Beyond Linux: eBPF for Windows and the Foundation Era

The eBPF Foundation, formed in 2021 under the Linux Foundation umbrella, now governs the ecosystem with board members from Google, Meta, Microsoft, Isovalent/Cisco, Red Hat, and Netflix. In 2026, Microsoft's eBPF for Windows reached production GA, bringing the same bytecode verifier, JIT, and tooling to Windows Server and Azure workloads. Apple engineers have discussed XNU-based equivalents for macOS, and the IETF is standardizing eBPF bytecode so the same program can run across OS kernels — a portability story that even Java never quite pulled off at the OS layer.

The toolchain has matured alongside the runtime. libbpf and CO-RE replaced the old BCC Python workflow with compiled C binaries that run everywhere. bpftool, bpftrace, and GoEBPF give developers ergonomic ways to write and inspect programs. CNCF now hosts Cilium, Falco, Pixie, and Tetragon as graduated or incubating projects — a signal that cloud-native infrastructure is treating eBPF as core, not experimental.

What This Means for Developers and Businesses

For application developers, eBPF is mostly invisible — you will not write it, but your platform team will run you on top of it, and your telemetry, networking, and security posture will quietly improve. For platform and SRE teams, the shift is larger: iptables is a legacy technology in 2026, sidecar service meshes are optional instead of mandatory, and "agentless" observability is now the default rather than a premium feature. For security teams, real-time runtime enforcement is finally compatible with production performance budgets.

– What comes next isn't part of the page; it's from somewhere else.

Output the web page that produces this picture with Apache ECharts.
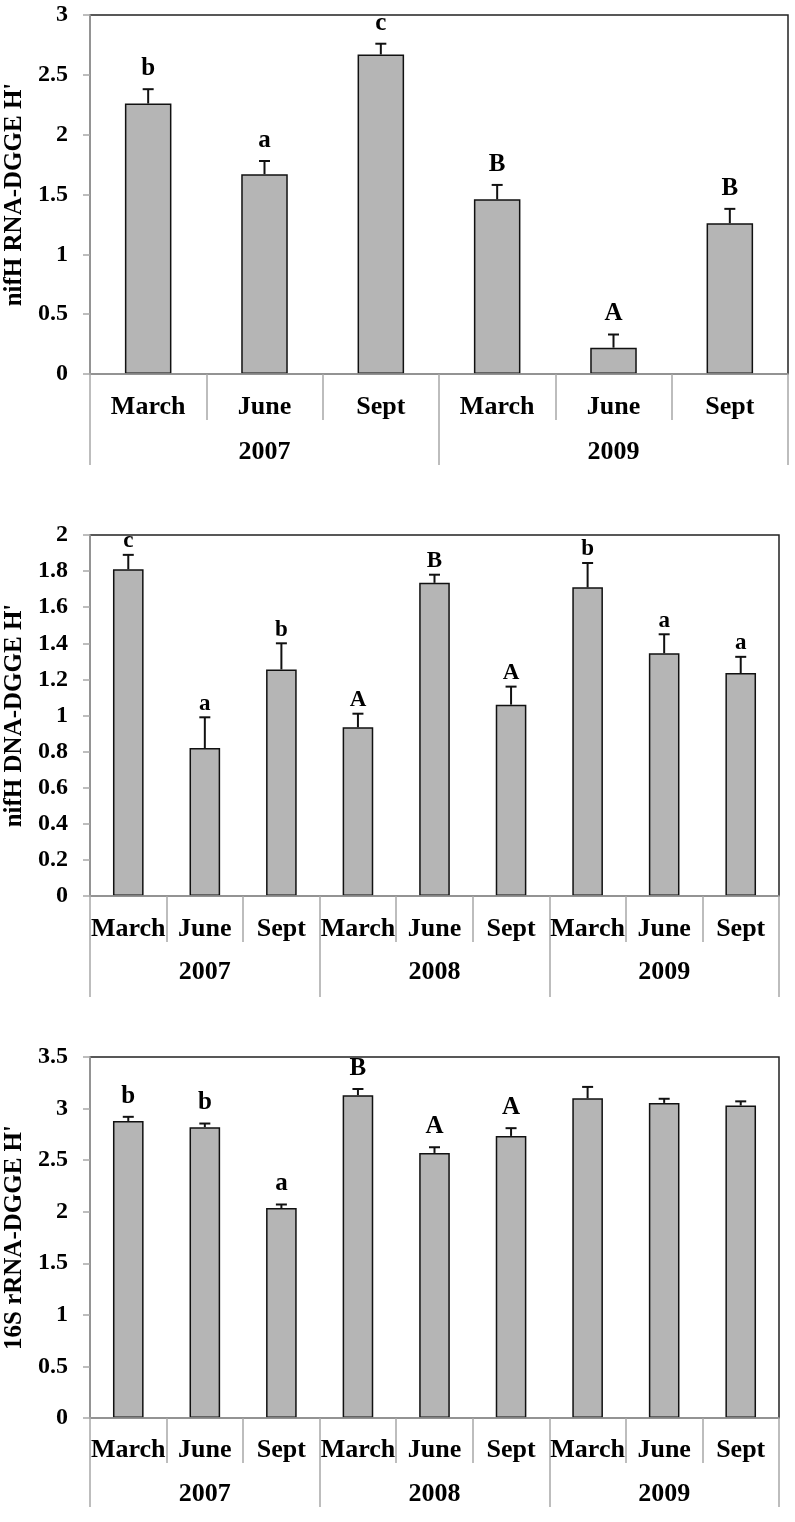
<!DOCTYPE html>
<html>
<head>
<meta charset="utf-8">
<script src="https://cdn.jsdelivr.net/npm/echarts@6/dist/echarts.min.js"></script>
<style>
html,body{margin:0;padding:0;background:#fff;}
#chart{width:795px;height:1522px;}
</style>
</head>
<body>
<div id="chart"></div>
<script>
// ---- Data ----
const months6 = ['March','June','Sept','March','June','Sept'];
const years1 = ['2007','2009'];
const rnaValues = [2.26, 1.67, 2.67, 1.46, 0.22, 1.26];
const rnaErrors = [0.12, 0.11, 0.09, 0.12, 0.11, 0.12];
const rnaLetters = ['b','a','c','B','A','B'];

const months9 = ['March','June','Sept','March','June','Sept','March','June','Sept'];
const years3 = ['2007','2008','2009'];
const dnaValues = [1.81, 0.82, 1.255, 0.935, 1.735, 1.06, 1.71, 1.345, 1.235];
const dnaErrors = [0.08, 0.17, 0.145, 0.075, 0.045, 0.10, 0.135, 0.105, 0.09];
const dnaLetters = ['c','a','b','A','B','A','b','a','a'];

const s16Values = [2.88, 2.82, 2.035, 3.13, 2.57, 2.735, 3.10, 3.055, 3.03];
const s16Errors = [0.04, 0.035, 0.035, 0.06, 0.055, 0.075, 0.11, 0.04, 0.04];
const s16Letters = ['b','b','a','B','A','A','','',''];

const yNames = ["nifH RNA-DGGE H'", "nifH DNA-DGGE H'", "16S rRNA-DGGE H'"];
const yMax = [3, 2, 3.5];
const yInterval = [0.5, 0.2, 0.5];

// ---- Styles ----
const FONT = '"Liberation Serif", "Times New Roman", serif';
const GRAY = '#a8a8a8';
const panels = [
  {months: months6, years: years1, values: rnaValues, errors: rnaErrors, letters: rnaLetters,
   grid: {left: 90, top: 15, width: 698, height: 359}, monthTick: 46, yearTick: 91, monthMargin: 20, yearMargin: 65, letterGap: 8, letterSize: 25},
  {months: months9, years: years3, values: dnaValues, errors: dnaErrors, letters: dnaLetters,
   grid: {left: 90, top: 535, width: 689, height: 361}, monthTick: 46, yearTick: 101, monthMargin: 20, yearMargin: 63, letterGap: 2, letterSize: 23},
  {months: months9, years: years3, values: s16Values, errors: s16Errors, letters: s16Letters,
   grid: {left: 90, top: 1057, width: 689, height: 361}, monthTick: 45, yearTick: 89, monthMargin: 19, yearMargin: 63, letterGap: 8, letterSize: 25}
];

const grid = [], xAxis = [], yAxis = [], series = [];
panels.forEach((p, k) => {
  grid.push(Object.assign({show: true, borderColor: '#222', borderWidth: 1.5, backgroundColor: 'transparent',
    containLabel: false, outerBoundsMode: 'none'}, p.grid));
  xAxis.push({
    type: 'category', gridIndex: k, data: p.months, position: 'bottom',
    axisLine: {show: true, lineStyle: {color: GRAY, width: 1.5}},
    axisTick: {show: true, interval: 0, length: p.monthTick, lineStyle: {color: GRAY, width: 1.5}},
    axisLabel: {interval: 0, margin: p.monthMargin, color: '#000', fontFamily: FONT, fontWeight: 'bold', fontSize: 26},
    z: 5
  });
  xAxis.push({
    type: 'category', gridIndex: k, data: p.years, position: 'bottom', offset: 0,
    axisLine: {show: false},
    axisTick: {show: true, interval: 0, length: p.yearTick, lineStyle: {color: GRAY, width: 1.5}},
    axisLabel: {interval: 0, margin: p.yearMargin, color: '#000', fontFamily: FONT, fontWeight: 'bold', fontSize: 26},
    z: 5
  });
  yAxis.push({
    type: 'value', gridIndex: k, min: 0, max: yMax[k], interval: yInterval[k],
    name: yNames[k], nameLocation: 'middle', nameRotate: 90, nameGap: 61,
    nameTextStyle: {color: '#000', fontFamily: FONT, fontWeight: 'bold', fontSize: 25},
    splitLine: {show: false},
    axisLine: {show: true, lineStyle: {color: GRAY, width: 1.5}},
    axisTick: {show: true, length: 7, lineStyle: {color: GRAY, width: 1.5}},
    axisLabel: {margin: 22, color: '#000', fontFamily: FONT, fontWeight: 'bold', fontSize: 24},
    z: 5
  });
  series.push({
    type: 'bar', xAxisIndex: 2 * k, yAxisIndex: k, data: p.values, barWidth: '40%',
    itemStyle: {color: '#b5b5b5', borderColor: '#111', borderWidth: 1.5},
    silent: true, animation: false, z: 2
  });
  const letters = p.letters, gap = p.letterGap, lsize = p.letterSize;
  series.push({
    type: 'custom', xAxisIndex: 2 * k, yAxisIndex: k, animation: false, silent: true, z: 3,
    data: p.values.map((v, i) => [i, v, v + p.errors[i]]),
    encode: {x: 0, y: [1, 2]},
    renderItem: function (params, api) {
      const i = api.value(0);
      const base = api.coord([i, api.value(1)]);
      const top = api.coord([i, api.value(2)]);
      const cap = 5.5;
      const children = [
        {type: 'line', shape: {x1: base[0], y1: base[1], x2: top[0], y2: top[1]}, style: {stroke: '#111', lineWidth: 2}},
        {type: 'line', shape: {x1: top[0] - cap, y1: top[1], x2: top[0] + cap, y2: top[1]}, style: {stroke: '#111', lineWidth: 2}}
      ];
      const t = letters[params.dataIndex];
      if (t) {
        children.push({type: 'text', style: {text: t, x: top[0], y: top[1] - gap, align: 'center', verticalAlign: 'bottom',
          fill: '#000', font: 'bold ' + lsize + 'px ' + FONT}});
      }
      return {type: 'group', children: children};
    }
  });
});

const chart = echarts.init(document.getElementById('chart'), null, {renderer: 'canvas'});
chart.setOption({animation: false, grid, xAxis, yAxis, series});
</script>
</body>
</html>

And for businesses, the payoff is cleaner infrastructure with fewer moving parts, smaller memory footprints per pod, lower cloud bills, and faster incident response.

The quietest revolutions are often the biggest. eBPF will not rebrand your stack or appear on a product page, but it is the reason your Kubernetes cluster is faster, your service mesh is lighter, your observability bill is smaller, and your security posture is tighter than it was three years ago. A generation of infrastructure was held back by the choice between "fast but unsafe" kernel modules and "safe but slow" user-space agents. eBPF broke that trade-off. In 2026, building production cloud infrastructure without eBPF is like building a modern web app without JavaScript — technically possible, but nobody serious is doing it.